Le piège serait pour le supporter de croire que l’intelligence collective peut remplacer l’équipe dirigeante. Pour le staff du club le piège serait d’être effrayé par une mauvaise compréhension de ce que propose l’intelligence collective. Bien au contraire, l’idée clé c’est que chacun a un rôle créateur de valeur, et ce pour le profit de tous.

SCIAM . - Avez-vous un livre, podcast, article en lien avec l’intelligence collective à nous partager ?

Edouard Bouvet. - Si l’on veut s’intéresser à l’intelligence collective, James Surowiecki et « La Sagesse des foules » sont un point de départ incontournable. On peut aussi s’initier préalablement en lisant « Supercollectif » d’Emile Servan-Schreiber, qui est agréable à lire et écrit par un authentique expert.

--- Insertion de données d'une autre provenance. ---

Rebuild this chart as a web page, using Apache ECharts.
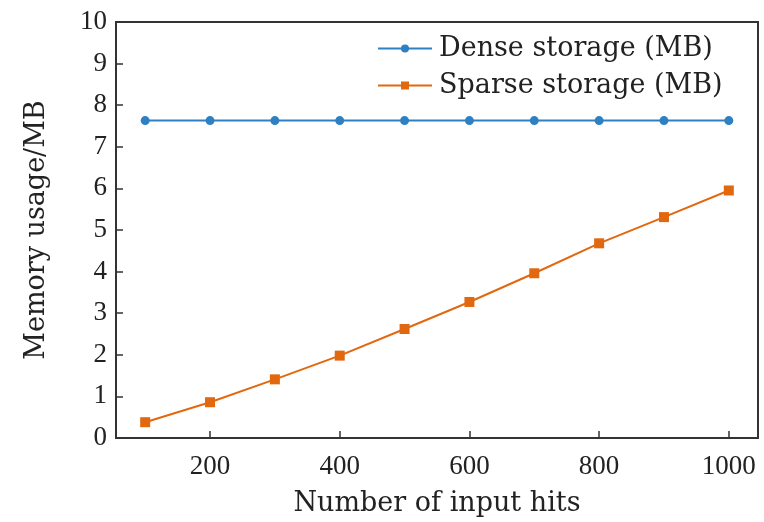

Dans un second temps, « Superminds » de Thomas W. Malone est aussi excellent. Il est professeur au MIT Center for Collective Intelligence, une référence mondiale sur le sujet depuis des années.

On peut aussi, pour jouer à l’archéologue, lire l’article “Vox Populi”, de Francis Galton paru en 1907 dans Nature.

Au-delà de la théorie de l’intelligence collective, il est aussi intéressant d’analyser ses manifestations et plus globalement le comportement de la foule. Et dans cette optique, je ne peux que vous conseiller de lire « Fouloscopie », best-seller de Mehdi Moussaid et de suivre son excellente chaîne youtube qui porte le même nom.